#### [STORED DATA]
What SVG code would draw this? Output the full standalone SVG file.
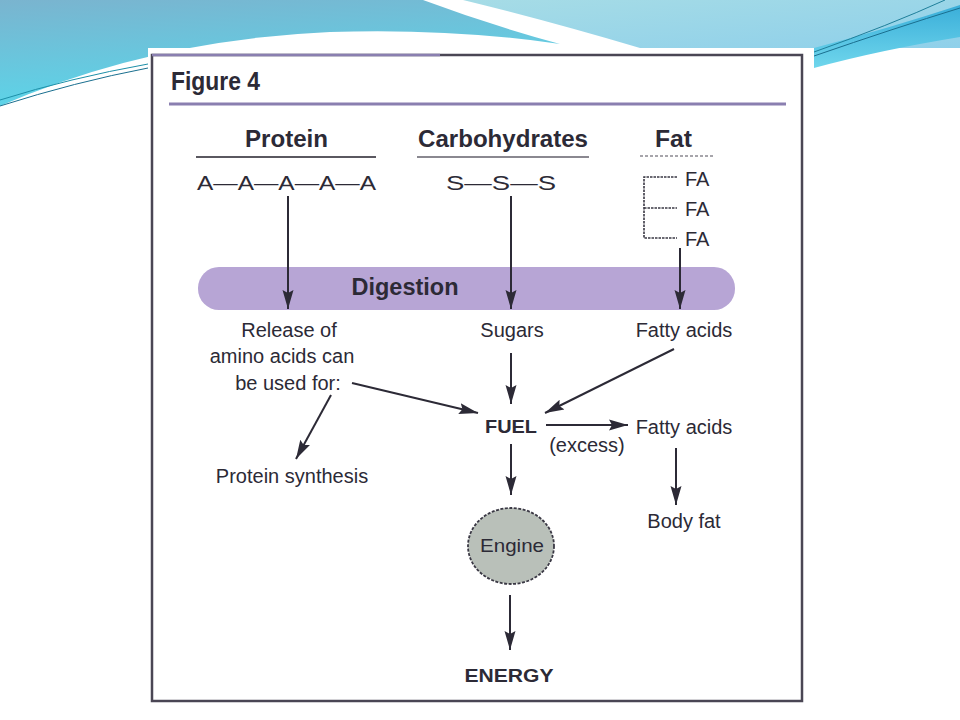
<svg xmlns="http://www.w3.org/2000/svg" width="960" height="720" viewBox="0 0 960 720">
<defs>
<linearGradient id="bgDark" x1="0" y1="0" x2="0.3" y2="1">
<stop offset="0" stop-color="#7ab4cf"/>
<stop offset="1" stop-color="#5ad6ea"/>
</linearGradient>
<linearGradient id="bgLight" x1="0" y1="0" x2="1" y2="1">
<stop offset="0" stop-color="#a6dce6"/>
<stop offset="1" stop-color="#8fd0ea"/>
</linearGradient>
<linearGradient id="band" x1="0" y1="0" x2="0" y2="1">
<stop offset="0" stop-color="#3aaed9"/>
<stop offset="1" stop-color="#6fd6ec"/>
</linearGradient>
<marker id="ah" markerUnits="userSpaceOnUse" markerWidth="20" markerHeight="14" refX="19" refY="7" orient="auto">
<path d="M0,1.5 L19,7 L0,12.5 L3,7 Z" fill="#2c2a36"/>
</marker>
<style>
.t{font-family:"Liberation Sans",Arial,sans-serif;fill:#2c2a36;}
.r{font-size:20px;}
.b{font-size:23px;font-weight:bold;}
.c{text-anchor:middle;}
.ar{stroke:#2c2a36;stroke-width:2;fill:none;marker-end:url(#ah);}
</style>
</defs>
<g id="background">
<rect x="0" y="0" width="960" height="720" fill="#ffffff"/>
<path d="M463,0 L960,0 L960,48 L640,48 Q545,20 463,0 Z" fill="url(#bgLight)"/>
<path d="M0,0 L423,0 Q490,25 560,44 Q450,28 330,32 Q150,40 0,106 Z" fill="url(#bgDark)"/>
<path d="M814,48 Q890,28 960,5 L960,37 Q880,50 814,68 Z" fill="url(#band)"/>
<path d="M814,52 Q890,25 945,0" stroke="#1f7f9a" stroke-width="1" fill="none"/>
<path d="M814,56 Q895,28 960,8" stroke="#1a6f8f" stroke-width="1" fill="none"/>
<path d="M0,100 Q70,78 148,64" stroke="#1d8fa8" stroke-width="1" fill="none"/>
<path d="M0,106 Q75,82 148,68" stroke="#1a6f8f" stroke-width="1" fill="none"/>
<rect x="148" y="48" width="666" height="664" fill="#ffffff"/>
</g>
<g id="frame">
<rect x="152" y="55" width="650" height="646" fill="none" stroke="#4a4654" stroke-width="2.5"/>
<line x1="152" y1="55" x2="440" y2="55" stroke="#8a7fb0" stroke-width="2.5"/>
<text class="t" x="171" y="90" font-size="25" font-weight="bold" textLength="89" lengthAdjust="spacingAndGlyphs" fill="#3b3448">Figure 4</text>
<line x1="169" y1="104" x2="786" y2="104" stroke="#8a7fb0" stroke-width="3"/>
</g>
<g id="protein">
<text class="t b" x="245" y="147" textLength="83" lengthAdjust="spacingAndGlyphs">Protein</text>
<line x1="196" y1="157" x2="376" y2="157" stroke="#5a5860" stroke-width="2"/>
<text class="t" x="197" y="190" font-size="21" textLength="179" lengthAdjust="spacingAndGlyphs">A—A—A—A—A</text>
</g>
<g id="carbohydrates">
<text class="t b" x="418" y="147" textLength="170" lengthAdjust="spacingAndGlyphs">Carbohydrates</text>
<line x1="417" y1="157" x2="589" y2="157" stroke="#8a8890" stroke-width="2"/>
<text class="t" x="446" y="190" font-size="21" textLength="110" lengthAdjust="spacingAndGlyphs">S—S—S</text>
</g>
<g id="fat">
<text class="t b" x="655" y="147" textLength="37" lengthAdjust="spacingAndGlyphs">Fat</text>
<line x1="640" y1="156" x2="713" y2="156" stroke="#8a8890" stroke-width="1.5" stroke-dasharray="3,2"/>
<path d="M677,177 H644 V238 H677 M644,208 H677" stroke="#3a3844" stroke-width="1.6" fill="none" stroke-dasharray="2.5,1"/>
<text class="t r" x="685" y="186">FA</text>
<text class="t r" x="685" y="216">FA</text>
<text class="t r" x="685" y="246">FA</text>
</g>
<g id="digestion">
<rect x="198" y="267" width="537" height="43" rx="21" ry="21" fill="#b7a5d5"/>
<text class="t b" x="405" y="295" text-anchor="middle" font-size="21" textLength="107" lengthAdjust="spacingAndGlyphs">Digestion</text>
</g>
<g id="release">
<text class="t r c" x="289" y="337">Release of</text>
<text class="t r c" x="282" y="363">amino acids can</text>
<text class="t r c" x="288" y="390">be used for:</text>
</g>
<g id="sugars"><text class="t r c" x="512" y="337">Sugars</text></g>
<g id="fatty1"><text class="t r c" x="684" y="337">Fatty acids</text></g>
<g id="fuel"><text class="t c" x="511" y="433" font-size="19" font-weight="bold" textLength="52" lengthAdjust="spacingAndGlyphs">FUEL</text></g>
<g id="excess"><text class="t r c" x="587" y="452">(excess)</text></g>
<g id="fatty2"><text class="t r c" x="684" y="434">Fatty acids</text></g>
<g id="protsynth"><text class="t r c" x="292" y="483">Protein synthesis</text></g>
<g id="bodyfat"><text class="t r c" x="684" y="528">Body fat</text></g>
<g id="engine">
<ellipse cx="511" cy="546" rx="43" ry="38" fill="#b9c0b9" stroke="#3a3844" stroke-width="1.8" stroke-dasharray="3,1.5"/>
<text class="t c" x="512" y="552" font-size="19" textLength="64" lengthAdjust="spacingAndGlyphs">Engine</text>
</g>
<g id="energy"><text class="t c" x="509" y="682" font-size="19" font-weight="bold" textLength="89" lengthAdjust="spacingAndGlyphs">ENERGY</text></g>
<g id="connectors">
<line class="ar" x1="288" y1="196" x2="288" y2="309"/>
<line class="ar" x1="511" y1="196" x2="511" y2="309"/>
<line class="ar" x1="680" y1="248" x2="680" y2="309"/>
<line class="ar" x1="511" y1="353" x2="511" y2="404"/>
<line class="ar" x1="352" y1="383" x2="478" y2="413"/>
<line class="ar" x1="674" y1="349" x2="545" y2="413"/>
<line class="ar" x1="546" y1="425" x2="628" y2="425"/>
<line class="ar" x1="331" y1="395" x2="296" y2="459"/>
<line class="ar" x1="511" y1="444" x2="511" y2="495"/>
<line class="ar" x1="676" y1="448" x2="676" y2="505"/>
<line class="ar" x1="510" y1="595" x2="510" y2="650"/>
</g>
</svg>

#### [GIVEN PROBLEM]
Could you repeat all of the material exactly? Pictures should not be copied.

#### [RESULT FOR THIS TASK]
What SVG code would draw this? Output the full standalone SVG file.
<svg xmlns="http://www.w3.org/2000/svg" width="960" height="720" viewBox="0 0 960 720">
<defs>
<linearGradient id="bgDark" x1="0" y1="0" x2="0.3" y2="1">
<stop offset="0" stop-color="#7ab4cf"/>
<stop offset="1" stop-color="#5ad6ea"/>
</linearGradient>
<linearGradient id="bgLight" x1="0" y1="0" x2="1" y2="1">
<stop offset="0" stop-color="#a6dce6"/>
<stop offset="1" stop-color="#8fd0ea"/>
</linearGradient>
<linearGradient id="band" x1="0" y1="0" x2="0" y2="1">
<stop offset="0" stop-color="#3aaed9"/>
<stop offset="1" stop-color="#6fd6ec"/>
</linearGradient>
<marker id="ah" markerUnits="userSpaceOnUse" markerWidth="20" markerHeight="14" refX="19" refY="7" orient="auto">
<path d="M0,1.5 L19,7 L0,12.5 L3,7 Z" fill="#2c2a36"/>
</marker>
<style>
.t{font-family:"Liberation Sans",Arial,sans-serif;fill:#2c2a36;}
.r{font-size:20px;}
.b{font-size:23px;font-weight:bold;}
.c{text-anchor:middle;}
.ar{stroke:#2c2a36;stroke-width:2;fill:none;marker-end:url(#ah);}
</style>
</defs>
<g id="background">
<rect x="0" y="0" width="960" height="720" fill="#ffffff"/>
<path d="M463,0 L960,0 L960,48 L640,48 Q545,20 463,0 Z" fill="url(#bgLight)"/>
<path d="M0,0 L423,0 Q490,25 560,44 Q450,28 330,32 Q150,40 0,106 Z" fill="url(#bgDark)"/>
<path d="M814,48 Q890,28 960,5 L960,37 Q880,50 814,68 Z" fill="url(#band)"/>
<path d="M814,52 Q890,25 945,0" stroke="#1f7f9a" stroke-width="1" fill="none"/>
<path d="M814,56 Q895,28 960,8" stroke="#1a6f8f" stroke-width="1" fill="none"/>
<path d="M0,100 Q70,78 148,64" stroke="#1d8fa8" stroke-width="1" fill="none"/>
<path d="M0,106 Q75,82 148,68" stroke="#1a6f8f" stroke-width="1" fill="none"/>
<rect x="148" y="48" width="666" height="664" fill="#ffffff"/>
</g>
<g id="frame">
<rect x="152" y="55" width="650" height="646" fill="none" stroke="#4a4654" stroke-width="2.5"/>
<line x1="152" y1="55" x2="440" y2="55" stroke="#8a7fb0" stroke-width="2.5"/>
<text class="t" x="171" y="90" font-size="25" font-weight="bold" textLength="89" lengthAdjust="spacingAndGlyphs" fill="#3b3448">Figure 4</text>
<line x1="169" y1="104" x2="786" y2="104" stroke="#8a7fb0" stroke-width="3"/>
</g>
<g id="protein">
<text class="t b" x="245" y="147" textLength="83" lengthAdjust="spacingAndGlyphs">Protein</text>
<line x1="196" y1="157" x2="376" y2="157" stroke="#5a5860" stroke-width="2"/>
<text class="t" x="197" y="190" font-size="21" textLength="179" lengthAdjust="spacingAndGlyphs">A—A—A—A—A</text>
</g>
<g id="carbohydrates">
<text class="t b" x="418" y="147" textLength="170" lengthAdjust="spacingAndGlyphs">Carbohydrates</text>
<line x1="417" y1="157" x2="589" y2="157" stroke="#8a8890" stroke-width="2"/>
<text class="t" x="446" y="190" font-size="21" textLength="110" lengthAdjust="spacingAndGlyphs">S—S—S</text>
</g>
<g id="fat">
<text class="t b" x="655" y="147" textLength="37" lengthAdjust="spacingAndGlyphs">Fat</text>
<line x1="640" y1="156" x2="713" y2="156" stroke="#8a8890" stroke-width="1.5" stroke-dasharray="3,2"/>
<path d="M677,177 H644 V238 H677 M644,208 H677" stroke="#3a3844" stroke-width="1.6" fill="none" stroke-dasharray="2.5,1"/>
<text class="t r" x="685" y="186">FA</text>
<text class="t r" x="685" y="216">FA</text>
<text class="t r" x="685" y="246">FA</text>
</g>
<g id="digestion">
<rect x="198" y="267" width="537" height="43" rx="21" ry="21" fill="#b7a5d5"/>
<text class="t b" x="405" y="295" text-anchor="middle" font-size="21" textLength="107" lengthAdjust="spacingAndGlyphs">Digestion</text>
</g>
<g id="release">
<text class="t r c" x="289" y="337">Release of</text>
<text class="t r c" x="282" y="363">amino acids can</text>
<text class="t r c" x="288" y="390">be used for:</text>
</g>
<g id="sugars"><text class="t r c" x="512" y="337">Sugars</text></g>
<g id="fatty1"><text class="t r c" x="684" y="337">Fatty acids</text></g>
<g id="fuel"><text class="t c" x="511" y="433" font-size="19" font-weight="bold" textLength="52" lengthAdjust="spacingAndGlyphs">FUEL</text></g>
<g id="excess"><text class="t r c" x="587" y="452">(excess)</text></g>
<g id="fatty2"><text class="t r c" x="684" y="434">Fatty acids</text></g>
<g id="protsynth"><text class="t r c" x="292" y="483">Protein synthesis</text></g>
<g id="bodyfat"><text class="t r c" x="684" y="528">Body fat</text></g>
<g id="engine">
<ellipse cx="511" cy="546" rx="43" ry="38" fill="#b9c0b9" stroke="#3a3844" stroke-width="1.8" stroke-dasharray="3,1.5"/>
<text class="t c" x="512" y="552" font-size="19" textLength="64" lengthAdjust="spacingAndGlyphs">Engine</text>
</g>
<g id="energy"><text class="t c" x="509" y="682" font-size="19" font-weight="bold" textLength="89" lengthAdjust="spacingAndGlyphs">ENERGY</text></g>
<g id="connectors">
<line class="ar" x1="288" y1="196" x2="288" y2="309"/>
<line class="ar" x1="511" y1="196" x2="511" y2="309"/>
<line class="ar" x1="680" y1="248" x2="680" y2="309"/>
<line class="ar" x1="511" y1="353" x2="511" y2="404"/>
<line class="ar" x1="352" y1="383" x2="478" y2="413"/>
<line class="ar" x1="674" y1="349" x2="545" y2="413"/>
<line class="ar" x1="546" y1="425" x2="628" y2="425"/>
<line class="ar" x1="331" y1="395" x2="296" y2="459"/>
<line class="ar" x1="511" y1="444" x2="511" y2="495"/>
<line class="ar" x1="676" y1="448" x2="676" y2="505"/>
<line class="ar" x1="510" y1="595" x2="510" y2="650"/>
</g>
</svg>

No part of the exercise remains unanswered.